Alex Lobanov: The Murdered Israeli Hostage Who Will Never Meet His Baby 

His wife, Michal, gave birth to the couple’s second son, Kai, in February even as she was campaigning tirelessly to free her husband throughout his 11-month captivity in Gaza.

Via Michal Lobanov
Michal and Alex Lobanov. Via Michal Lobanov

When Alex Lobanov, 32, was murdered by Hamas terrorists last week, the Israeli hostage left behind a baby boy whom he never had the opportunity to meet. His wife, Michal, gave birth to the couple’s second son, Kai, in February even as she was campaigning tirelessly to free her husband throughout his 11-month captivity in Gaza.

Ms.
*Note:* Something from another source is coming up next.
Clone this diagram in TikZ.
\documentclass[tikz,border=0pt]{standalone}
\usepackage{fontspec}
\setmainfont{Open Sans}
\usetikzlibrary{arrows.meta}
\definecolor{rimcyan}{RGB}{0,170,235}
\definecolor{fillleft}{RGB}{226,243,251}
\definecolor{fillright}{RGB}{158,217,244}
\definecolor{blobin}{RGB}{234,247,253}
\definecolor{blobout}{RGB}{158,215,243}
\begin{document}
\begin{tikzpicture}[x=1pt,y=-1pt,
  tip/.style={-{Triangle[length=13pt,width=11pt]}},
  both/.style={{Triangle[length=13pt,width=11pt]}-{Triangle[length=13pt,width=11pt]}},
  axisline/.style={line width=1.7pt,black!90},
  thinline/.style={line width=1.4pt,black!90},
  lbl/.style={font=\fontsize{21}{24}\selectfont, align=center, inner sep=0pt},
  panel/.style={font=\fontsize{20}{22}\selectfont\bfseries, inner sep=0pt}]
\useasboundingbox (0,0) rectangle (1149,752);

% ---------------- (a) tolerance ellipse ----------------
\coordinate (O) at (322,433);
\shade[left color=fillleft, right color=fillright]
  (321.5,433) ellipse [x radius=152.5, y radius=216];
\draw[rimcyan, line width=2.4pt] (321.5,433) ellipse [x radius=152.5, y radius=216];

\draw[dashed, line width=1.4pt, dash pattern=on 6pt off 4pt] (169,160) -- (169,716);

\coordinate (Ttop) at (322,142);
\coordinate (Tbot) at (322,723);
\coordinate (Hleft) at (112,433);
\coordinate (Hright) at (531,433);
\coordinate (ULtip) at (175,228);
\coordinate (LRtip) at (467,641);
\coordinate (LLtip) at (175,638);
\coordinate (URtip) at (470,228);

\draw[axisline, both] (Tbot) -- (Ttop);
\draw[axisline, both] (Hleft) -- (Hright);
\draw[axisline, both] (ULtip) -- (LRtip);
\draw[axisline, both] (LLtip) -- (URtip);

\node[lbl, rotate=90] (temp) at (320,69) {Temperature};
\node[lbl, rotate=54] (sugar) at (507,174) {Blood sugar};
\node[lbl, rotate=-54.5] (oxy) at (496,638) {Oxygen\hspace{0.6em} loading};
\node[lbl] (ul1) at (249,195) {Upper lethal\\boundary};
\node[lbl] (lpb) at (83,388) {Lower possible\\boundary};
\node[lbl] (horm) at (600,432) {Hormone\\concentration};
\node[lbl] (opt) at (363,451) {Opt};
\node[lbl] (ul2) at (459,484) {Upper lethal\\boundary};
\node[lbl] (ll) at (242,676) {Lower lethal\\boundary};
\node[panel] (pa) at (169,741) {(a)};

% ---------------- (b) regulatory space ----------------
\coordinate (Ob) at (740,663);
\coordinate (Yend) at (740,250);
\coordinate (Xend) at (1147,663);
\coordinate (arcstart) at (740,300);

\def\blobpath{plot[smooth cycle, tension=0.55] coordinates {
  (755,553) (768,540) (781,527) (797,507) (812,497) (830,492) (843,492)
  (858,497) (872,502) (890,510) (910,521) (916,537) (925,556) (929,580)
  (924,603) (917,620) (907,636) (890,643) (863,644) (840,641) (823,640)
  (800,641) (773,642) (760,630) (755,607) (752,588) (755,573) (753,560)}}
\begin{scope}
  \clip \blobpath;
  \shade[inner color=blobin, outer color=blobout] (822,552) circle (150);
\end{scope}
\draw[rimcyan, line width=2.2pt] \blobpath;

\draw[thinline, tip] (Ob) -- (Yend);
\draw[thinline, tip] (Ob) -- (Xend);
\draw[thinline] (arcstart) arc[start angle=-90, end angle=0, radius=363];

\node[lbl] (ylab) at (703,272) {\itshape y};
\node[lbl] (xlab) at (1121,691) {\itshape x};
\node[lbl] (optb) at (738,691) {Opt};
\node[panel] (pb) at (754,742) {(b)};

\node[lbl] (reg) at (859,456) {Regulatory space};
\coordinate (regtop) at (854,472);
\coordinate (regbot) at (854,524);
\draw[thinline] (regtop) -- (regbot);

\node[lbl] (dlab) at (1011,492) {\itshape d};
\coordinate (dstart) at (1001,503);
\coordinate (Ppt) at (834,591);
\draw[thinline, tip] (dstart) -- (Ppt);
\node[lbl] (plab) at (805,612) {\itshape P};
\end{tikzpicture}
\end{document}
Lobanov, who met Alex at a restaurant where they worked together when she was 17, frequently posted on social media and gave numerous interviews to the international and Israeli press, advocating for the return of her husband and the other hostages taken during the October 7 Hamas terrorist attack.

In an interview with The New York Sun in late December, the 28-year-old Ms Lobanov, of Ashkelon, described her deep anxiety over her husband’s life. “I’m praying that Alex will be returned home to me and to our family,” she told the Sun. “The pain that I felt on October 7 after finding out what happened to my husband gets worse each day that Alex hasn’t returned.”
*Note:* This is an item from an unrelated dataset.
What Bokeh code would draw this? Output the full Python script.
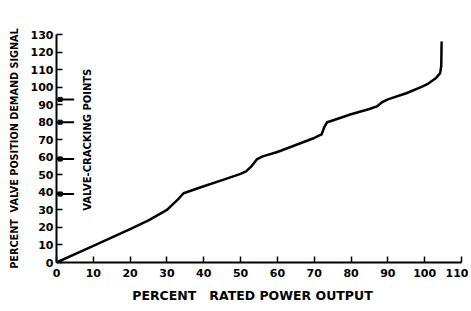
import math
from bokeh.plotting import figure
from bokeh.models import Range1d, FixedTicker, Label
from bokeh.embed import file_html
from bokeh.resources import INLINE

# Data
power_pct = [0, 10, 20, 25, 30, 33, 34.5, 40, 45, 50, 51.5, 53, 54.5, 56, 60, 65, 70, 72, 72.7, 73.5,
             75, 80, 85, 87, 88.5, 90, 95, 99, 101, 103, 104.2, 104.5, 104.6]
demand_pct = [0, 9.5, 19, 24, 30, 36, 39.5, 43.5, 47, 50.5, 52, 55, 59, 60.5, 63, 67, 71, 73, 77, 80,
              81, 84.5, 87.5, 89, 91.5, 93, 96.5, 100, 102, 105, 108, 112, 126]
cracking_points = [39, 59, 80, 93]
x_ticks = list(range(0, 111, 10))
y_ticks = list(range(0, 131, 10))

FONT = "DejaVu Sans"

p = figure(width=468, height=305, output_backend="svg", toolbar_location=None,
           x_range=Range1d(0, 110), y_range=Range1d(0, 130),
           min_border_left=56, min_border_right=7, min_border_top=34, min_border_bottom=38)
p.outline_line_color = None
p.grid.visible = False
p.background_fill_color = "white"

for ax in (p.xaxis[0], p.yaxis[0]):
    ax.axis_line_color = "black"
    ax.axis_line_width = 2
    ax.major_tick_in = 6
    ax.major_tick_out = 0
    ax.major_tick_line_width = 1.5
    ax.minor_tick_line_color = None
    ax.major_label_text_font = FONT
    ax.major_label_text_font_style = "bold"
    ax.major_label_text_font_size = "11px"
    ax.major_label_text_color = "black"
    ax.axis_label_text_font = FONT
    ax.axis_label_text_font_style = "bold"
    ax.axis_label_text_color = "black"

p.xaxis.ticker = FixedTicker(ticks=x_ticks)
p.yaxis.ticker = FixedTicker(ticks=y_ticks)
p.xaxis.major_label_standoff = 6
p.yaxis.major_label_standoff = 3
p.xaxis.axis_label = "PERCENT\u00a0\u00a0\u00a0RATED POWER OUTPUT\u00a0\u00a0\u00a0"
p.xaxis.axis_label_text_font_size = "12.5px"
p.xaxis.axis_label_standoff = 8
p.yaxis.axis_label = "PERCENT\u00a0\u00a0VALVE POSITION DEMAND SIGNAL"
p.yaxis.axis_label_text_font_size = "9.7px"
p.yaxis.axis_label_standoff = 8

# valve cracking point markers
p.segment(x0=[0] * len(cracking_points), y0=cracking_points,
          x1=[4.8] * len(cracking_points), y1=cracking_points,
          line_color="black", line_width=2)
p.scatter(x=[1.0] * len(cracking_points), y=cracking_points, marker="square",
          size=4, color="black")

p.line(power_pct, demand_pct, line_color="black", line_width=2.5, line_join="round")

p.add_layout(Label(x=8.3, y=70, text="VALVE-CRACKING POINTS", angle=math.pi / 2,
                   text_align="center", text_baseline="middle",
                   text_font=FONT, text_font_style="bold", text_font_size="10px",
                   text_color="black"))

open("out.html", "w").write(file_html(p, INLINE))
Lobanov was kidnapped at the Nova music festival at Kibbutz Reim, where he worked as a bar manager, when Hamas terrorists stormed in, slaughtering 360 festival goers and kidnapping 40 people.

On Alex’s 300th day of captivity, Michal wrote in a Facebook post addressing her husband that her 2-year-old son, Tom, woke up that morning screaming, “I want my daddy.” She described breaking down and crying. Yet the young woman found the courage yet again to promise her son that she would do everything possible to get his father home. “We are trying to do everything to get you home but I’m sorry that we haven’t yet succeeded,” she wrote in the early August post.

Alex Lobanov at work. Via Michal Lobanov

A few weeks later, Alex and five other Israeli hostages — Hersh Goldberg-Polin, Carmel Gat, Ori Danino, Almog Sarusi, and Eden Yerushalmi — were executed by their Hamas captors. According to the Israel Health Ministry, the six Israelis were shot multiple times at close range by Hamas guards while IDF troops closed in the Rafah tunnel complex where they were held. The Hamas terrorists had fled the scene, as Israeli soldiers recovered the bodies of the six Israelis on Saturday.

During Alex Lobanov’s funeral at Ashkelon early this week, Michal tearfully eulogized her husband: “For the past 11 months, I hoped and told everyone that you would return. How am I speaking about you in the past tense?”

“You are our one and only hero. Tom and Kai are the biggest gifts that you left us. You can see how much Kai looks like you,” she said.

“You were the best father in the world, the best husband in the world, the best man that I knew … thank you for the merit of being a mother and your wife,” she added.

Alex’s mother, Oxana Lobanov, also spoke before her son was laid to rest: “I’m a handicapped woman and I did everything for him. But I did not do TV interviews, I did not speak [publicly]. I was afraid that I would say something that would cause [them] to do bad to him. I don’t want anyone to be in my shoes.”

Prime Minister Netanyahu also spoke with Oxana and Alex’s father, Grigory Lobanov, on September 1 and apologized that the state of Israel did not succeed in returning Alex and the other five hostages alive.  

“I would like to tell you how much I regret and request forgiveness for not succeeding in bringing Sasha back alive,” the prime minister told the parents, using Alex’s nickname in a conversation with the Lobanovs.

The Lobanov family had initially hoped that Russian intervention would help get Alex Lobanov freed, as the hostage was a dual Russian-Israeli citizen. Indeed, the Israeli prime minister’s military secretary, Major-General Roman Gofman, had returned on Sunday morning from a visit to Moscow, where he had discussed Alex Lobanov and the other hostages with the goal of advancing a deal to free them. Mr. Netanyahu himself had approached President Putin about Alex Lobanov and the other hostages last year.

“It is true that God takes the best,” Michal said at her husband’s funeral. “But I want to focus on the love you had for your fellow man, your love of life and freedom, the freedom that was taken from you October 7 by those evil people.”